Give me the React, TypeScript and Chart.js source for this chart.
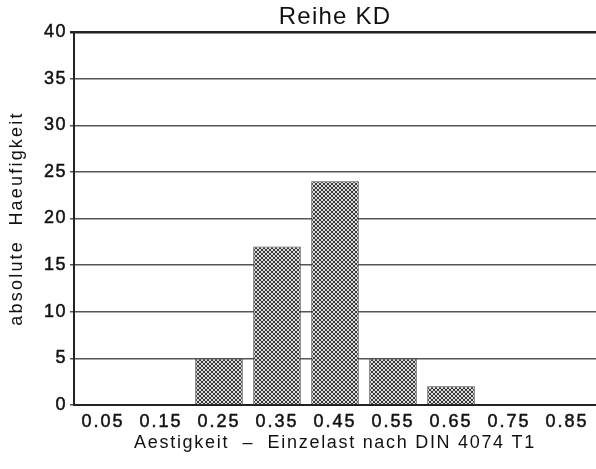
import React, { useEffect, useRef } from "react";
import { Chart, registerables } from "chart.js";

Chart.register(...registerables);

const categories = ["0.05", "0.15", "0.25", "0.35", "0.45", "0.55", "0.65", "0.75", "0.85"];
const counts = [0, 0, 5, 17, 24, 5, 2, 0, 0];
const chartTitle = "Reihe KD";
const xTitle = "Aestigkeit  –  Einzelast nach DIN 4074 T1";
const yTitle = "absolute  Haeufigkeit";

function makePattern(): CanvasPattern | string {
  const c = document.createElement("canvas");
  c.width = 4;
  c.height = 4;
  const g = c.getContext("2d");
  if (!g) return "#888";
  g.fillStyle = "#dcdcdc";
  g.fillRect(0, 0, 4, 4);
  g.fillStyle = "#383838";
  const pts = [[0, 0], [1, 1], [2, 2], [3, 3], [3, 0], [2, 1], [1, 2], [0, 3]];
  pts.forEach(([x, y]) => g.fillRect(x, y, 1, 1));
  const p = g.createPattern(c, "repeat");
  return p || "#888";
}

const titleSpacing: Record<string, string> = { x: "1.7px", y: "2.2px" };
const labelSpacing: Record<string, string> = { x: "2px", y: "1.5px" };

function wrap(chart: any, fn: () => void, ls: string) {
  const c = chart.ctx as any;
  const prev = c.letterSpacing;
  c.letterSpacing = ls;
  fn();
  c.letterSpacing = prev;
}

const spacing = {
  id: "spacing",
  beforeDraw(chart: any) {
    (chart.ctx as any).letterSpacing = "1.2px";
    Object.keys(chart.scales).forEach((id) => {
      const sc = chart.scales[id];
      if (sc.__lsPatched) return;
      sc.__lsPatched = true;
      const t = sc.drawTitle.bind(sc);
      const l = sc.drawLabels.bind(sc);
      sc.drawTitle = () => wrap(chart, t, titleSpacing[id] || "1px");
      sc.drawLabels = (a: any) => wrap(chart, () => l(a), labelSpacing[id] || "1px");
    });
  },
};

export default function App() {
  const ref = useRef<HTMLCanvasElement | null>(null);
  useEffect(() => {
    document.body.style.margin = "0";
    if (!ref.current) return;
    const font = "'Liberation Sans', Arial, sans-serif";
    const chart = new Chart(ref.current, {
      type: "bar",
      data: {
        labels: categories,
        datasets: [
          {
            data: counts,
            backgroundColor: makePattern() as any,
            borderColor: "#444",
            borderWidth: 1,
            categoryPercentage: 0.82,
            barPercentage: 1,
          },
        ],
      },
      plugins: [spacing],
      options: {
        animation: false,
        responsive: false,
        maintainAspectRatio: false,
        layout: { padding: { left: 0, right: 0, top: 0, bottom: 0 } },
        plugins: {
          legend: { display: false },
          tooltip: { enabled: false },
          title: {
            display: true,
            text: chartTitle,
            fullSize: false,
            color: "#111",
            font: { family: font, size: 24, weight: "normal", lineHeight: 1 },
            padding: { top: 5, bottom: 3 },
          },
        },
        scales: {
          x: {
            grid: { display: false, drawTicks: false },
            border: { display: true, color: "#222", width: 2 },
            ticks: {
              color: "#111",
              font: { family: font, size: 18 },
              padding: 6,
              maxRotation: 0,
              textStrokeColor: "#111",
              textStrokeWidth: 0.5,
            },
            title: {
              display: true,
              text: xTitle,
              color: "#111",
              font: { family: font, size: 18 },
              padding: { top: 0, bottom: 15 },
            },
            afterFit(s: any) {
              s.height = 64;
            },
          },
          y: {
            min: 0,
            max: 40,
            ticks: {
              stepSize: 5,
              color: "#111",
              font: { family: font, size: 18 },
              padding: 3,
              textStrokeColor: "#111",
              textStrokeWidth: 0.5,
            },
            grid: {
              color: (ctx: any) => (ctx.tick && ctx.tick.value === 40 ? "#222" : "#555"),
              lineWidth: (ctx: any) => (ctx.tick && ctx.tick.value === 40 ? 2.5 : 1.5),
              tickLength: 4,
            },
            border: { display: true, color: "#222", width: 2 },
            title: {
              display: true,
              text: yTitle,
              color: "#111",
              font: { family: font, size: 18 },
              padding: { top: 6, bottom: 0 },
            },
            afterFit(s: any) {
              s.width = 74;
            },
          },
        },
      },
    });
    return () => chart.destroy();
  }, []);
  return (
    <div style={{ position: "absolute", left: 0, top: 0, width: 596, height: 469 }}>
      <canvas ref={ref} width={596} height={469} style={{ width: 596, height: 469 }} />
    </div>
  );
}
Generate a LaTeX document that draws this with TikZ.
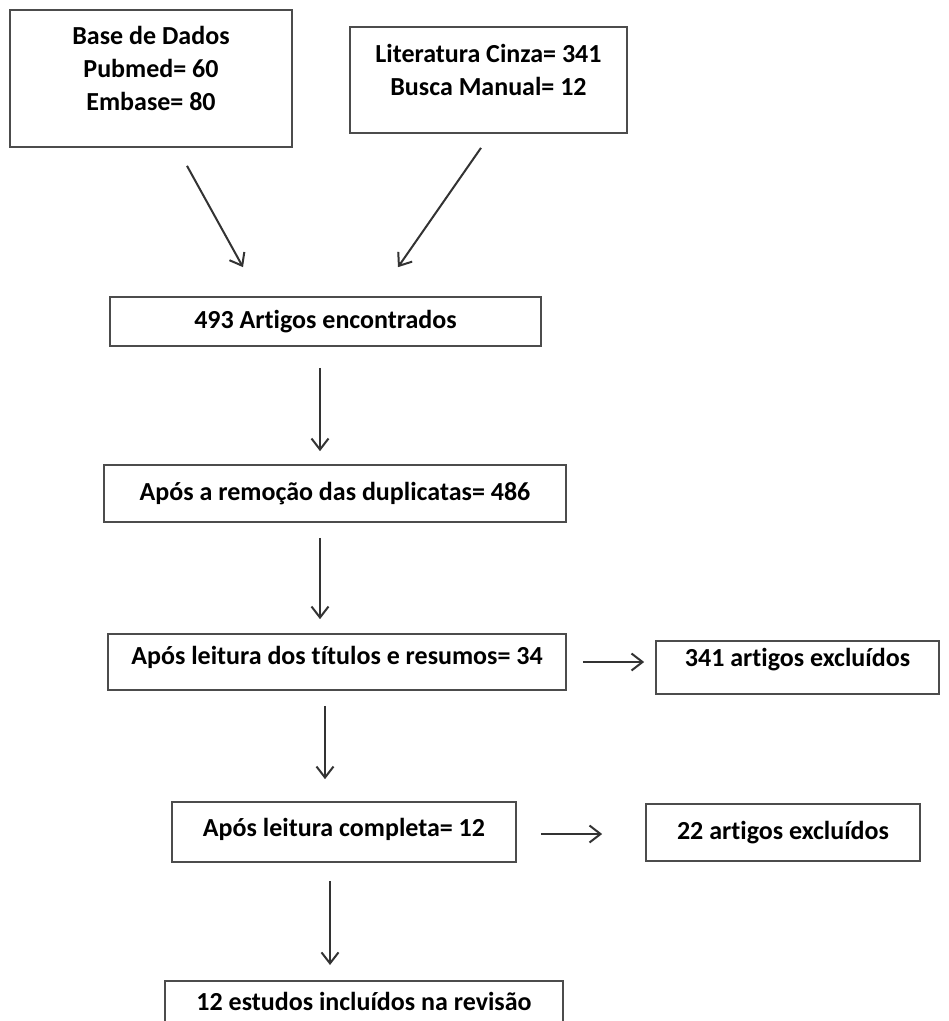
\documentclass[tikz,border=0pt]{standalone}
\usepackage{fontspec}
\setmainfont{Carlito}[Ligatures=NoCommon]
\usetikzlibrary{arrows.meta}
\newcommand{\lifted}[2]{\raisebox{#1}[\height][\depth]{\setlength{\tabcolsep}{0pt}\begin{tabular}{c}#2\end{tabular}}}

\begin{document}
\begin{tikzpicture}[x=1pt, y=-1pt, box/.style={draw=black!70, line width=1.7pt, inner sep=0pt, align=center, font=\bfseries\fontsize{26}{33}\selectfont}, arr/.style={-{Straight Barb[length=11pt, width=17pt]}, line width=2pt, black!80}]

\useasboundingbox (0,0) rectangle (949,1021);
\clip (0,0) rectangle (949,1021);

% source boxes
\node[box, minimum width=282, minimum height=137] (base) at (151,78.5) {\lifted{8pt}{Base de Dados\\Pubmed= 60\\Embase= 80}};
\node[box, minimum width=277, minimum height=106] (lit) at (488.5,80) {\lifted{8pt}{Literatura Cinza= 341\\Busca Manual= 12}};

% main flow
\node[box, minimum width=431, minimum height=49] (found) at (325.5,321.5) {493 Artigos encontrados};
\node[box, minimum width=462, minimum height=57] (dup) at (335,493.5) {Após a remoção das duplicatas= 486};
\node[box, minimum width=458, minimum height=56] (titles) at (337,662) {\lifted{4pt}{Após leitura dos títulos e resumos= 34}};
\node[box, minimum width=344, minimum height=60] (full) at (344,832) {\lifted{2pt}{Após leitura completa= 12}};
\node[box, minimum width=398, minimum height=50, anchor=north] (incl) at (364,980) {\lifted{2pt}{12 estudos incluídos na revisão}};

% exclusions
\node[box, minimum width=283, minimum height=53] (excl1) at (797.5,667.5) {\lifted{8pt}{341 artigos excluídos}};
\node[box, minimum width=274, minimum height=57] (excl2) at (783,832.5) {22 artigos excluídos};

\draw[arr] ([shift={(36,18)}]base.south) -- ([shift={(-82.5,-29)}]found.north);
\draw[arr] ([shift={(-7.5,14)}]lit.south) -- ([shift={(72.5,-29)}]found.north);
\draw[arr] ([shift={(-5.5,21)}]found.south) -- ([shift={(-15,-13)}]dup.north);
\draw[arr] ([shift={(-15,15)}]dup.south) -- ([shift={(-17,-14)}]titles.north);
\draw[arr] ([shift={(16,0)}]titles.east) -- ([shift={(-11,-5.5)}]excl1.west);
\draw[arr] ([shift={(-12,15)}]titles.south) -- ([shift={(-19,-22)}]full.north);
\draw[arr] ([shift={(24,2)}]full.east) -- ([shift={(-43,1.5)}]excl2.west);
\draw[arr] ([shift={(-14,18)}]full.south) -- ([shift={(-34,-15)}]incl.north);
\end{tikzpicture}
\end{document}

━━━━━━━━

Exercise details => Pictures appear in the records above. Output everything except them, exactly.

Full output =>
Give me the React, TypeScript and Chart.js source for this chart.
import React, { useEffect, useRef } from "react";
import { Chart, registerables } from "chart.js";

Chart.register(...registerables);

const categories = ["0.05", "0.15", "0.25", "0.35", "0.45", "0.55", "0.65", "0.75", "0.85"];
const counts = [0, 0, 5, 17, 24, 5, 2, 0, 0];
const chartTitle = "Reihe KD";
const xTitle = "Aestigkeit  –  Einzelast nach DIN 4074 T1";
const yTitle = "absolute  Haeufigkeit";

function makePattern(): CanvasPattern | string {
  const c = document.createElement("canvas");
  c.width = 4;
  c.height = 4;
  const g = c.getContext("2d");
  if (!g) return "#888";
  g.fillStyle = "#dcdcdc";
  g.fillRect(0, 0, 4, 4);
  g.fillStyle = "#383838";
  const pts = [[0, 0], [1, 1], [2, 2], [3, 3], [3, 0], [2, 1], [1, 2], [0, 3]];
  pts.forEach(([x, y]) => g.fillRect(x, y, 1, 1));
  const p = g.createPattern(c, "repeat");
  return p || "#888";
}

const titleSpacing: Record<string, string> = { x: "1.7px", y: "2.2px" };
const labelSpacing: Record<string, string> = { x: "2px", y: "1.5px" };

function wrap(chart: any, fn: () => void, ls: string) {
  const c = chart.ctx as any;
  const prev = c.letterSpacing;
  c.letterSpacing = ls;
  fn();
  c.letterSpacing = prev;
}

const spacing = {
  id: "spacing",
  beforeDraw(chart: any) {
    (chart.ctx as any).letterSpacing = "1.2px";
    Object.keys(chart.scales).forEach((id) => {
      const sc = chart.scales[id];
      if (sc.__lsPatched) return;
      sc.__lsPatched = true;
      const t = sc.drawTitle.bind(sc);
      const l = sc.drawLabels.bind(sc);
      sc.drawTitle = () => wrap(chart, t, titleSpacing[id] || "1px");
      sc.drawLabels = (a: any) => wrap(chart, () => l(a), labelSpacing[id] || "1px");
    });
  },
};

export default function App() {
  const ref = useRef<HTMLCanvasElement | null>(null);
  useEffect(() => {
    document.body.style.margin = "0";
    if (!ref.current) return;
    const font = "'Liberation Sans', Arial, sans-serif";
    const chart = new Chart(ref.current, {
      type: "bar",
      data: {
        labels: categories,
        datasets: [
          {
            data: counts,
            backgroundColor: makePattern() as any,
            borderColor: "#444",
            borderWidth: 1,
            categoryPercentage: 0.82,
            barPercentage: 1,
          },
        ],
      },
      plugins: [spacing],
      options: {
        animation: false,
        responsive: false,
        maintainAspectRatio: false,
        layout: { padding: { left: 0, right: 0, top: 0, bottom: 0 } },
        plugins: {
          legend: { display: false },
          tooltip: { enabled: false },
          title: {
            display: true,
            text: chartTitle,
            fullSize: false,
            color: "#111",
            font: { family: font, size: 24, weight: "normal", lineHeight: 1 },
            padding: { top: 5, bottom: 3 },
          },
        },
        scales: {
          x: {
            grid: { display: false, drawTicks: false },
            border: { display: true, color: "#222", width: 2 },
            ticks: {
              color: "#111",
              font: { family: font, size: 18 },
              padding: 6,
              maxRotation: 0,
              textStrokeColor: "#111",
              textStrokeWidth: 0.5,
            },
            title: {
              display: true,
              text: xTitle,
              color: "#111",
              font: { family: font, size: 18 },
              padding: { top: 0, bottom: 15 },
            },
            afterFit(s: any) {
              s.height = 64;
            },
          },
          y: {
            min: 0,
            max: 40,
            ticks: {
              stepSize: 5,
              color: "#111",
              font: { family: font, size: 18 },
              padding: 3,
              textStrokeColor: "#111",
              textStrokeWidth: 0.5,
            },
            grid: {
              color: (ctx: any) => (ctx.tick && ctx.tick.value === 40 ? "#222" : "#555"),
              lineWidth: (ctx: any) => (ctx.tick && ctx.tick.value === 40 ? 2.5 : 1.5),
              tickLength: 4,
            },
            border: { display: true, color: "#222", width: 2 },
            title: {
              display: true,
              text: yTitle,
              color: "#111",
              font: { family: font, size: 18 },
              padding: { top: 6, bottom: 0 },
            },
            afterFit(s: any) {
              s.width = 74;
            },
          },
        },
      },
    });
    return () => chart.destroy();
  }, []);
  return (
    <div style={{ position: "absolute", left: 0, top: 0, width: 596, height: 469 }}>
      <canvas ref={ref} width={596} height={469} style={{ width: 596, height: 469 }} />
    </div>
  );
}
Generate a LaTeX document that draws this with TikZ.
\documentclass[tikz,border=0pt]{standalone}
\usepackage{fontspec}
\setmainfont{Carlito}[Ligatures=NoCommon]
\usetikzlibrary{arrows.meta}
\newcommand{\lifted}[2]{\raisebox{#1}[\height][\depth]{\setlength{\tabcolsep}{0pt}\begin{tabular}{c}#2\end{tabular}}}

\begin{document}
\begin{tikzpicture}[x=1pt, y=-1pt, box/.style={draw=black!70, line width=1.7pt, inner sep=0pt, align=center, font=\bfseries\fontsize{26}{33}\selectfont}, arr/.style={-{Straight Barb[length=11pt, width=17pt]}, line width=2pt, black!80}]

\useasboundingbox (0,0) rectangle (949,1021);
\clip (0,0) rectangle (949,1021);

% source boxes
\node[box, minimum width=282, minimum height=137] (base) at (151,78.5) {\lifted{8pt}{Base de Dados\\Pubmed= 60\\Embase= 80}};
\node[box, minimum width=277, minimum height=106] (lit) at (488.5,80) {\lifted{8pt}{Literatura Cinza= 341\\Busca Manual= 12}};

% main flow
\node[box, minimum width=431, minimum height=49] (found) at (325.5,321.5) {493 Artigos encontrados};
\node[box, minimum width=462, minimum height=57] (dup) at (335,493.5) {Após a remoção das duplicatas= 486};
\node[box, minimum width=458, minimum height=56] (titles) at (337,662) {\lifted{4pt}{Após leitura dos títulos e resumos= 34}};
\node[box, minimum width=344, minimum height=60] (full) at (344,832) {\lifted{2pt}{Após leitura completa= 12}};
\node[box, minimum width=398, minimum height=50, anchor=north] (incl) at (364,980) {\lifted{2pt}{12 estudos incluídos na revisão}};

% exclusions
\node[box, minimum width=283, minimum height=53] (excl1) at (797.5,667.5) {\lifted{8pt}{341 artigos excluídos}};
\node[box, minimum width=274, minimum height=57] (excl2) at (783,832.5) {22 artigos excluídos};

\draw[arr] ([shift={(36,18)}]base.south) -- ([shift={(-82.5,-29)}]found.north);
\draw[arr] ([shift={(-7.5,14)}]lit.south) -- ([shift={(72.5,-29)}]found.north);
\draw[arr] ([shift={(-5.5,21)}]found.south) -- ([shift={(-15,-13)}]dup.north);
\draw[arr] ([shift={(-15,15)}]dup.south) -- ([shift={(-17,-14)}]titles.north);
\draw[arr] ([shift={(16,0)}]titles.east) -- ([shift={(-11,-5.5)}]excl1.west);
\draw[arr] ([shift={(-12,15)}]titles.south) -- ([shift={(-19,-22)}]full.north);
\draw[arr] ([shift={(24,2)}]full.east) -- ([shift={(-43,1.5)}]excl2.west);
\draw[arr] ([shift={(-14,18)}]full.south) -- ([shift={(-34,-15)}]incl.north);
\end{tikzpicture}
\end{document}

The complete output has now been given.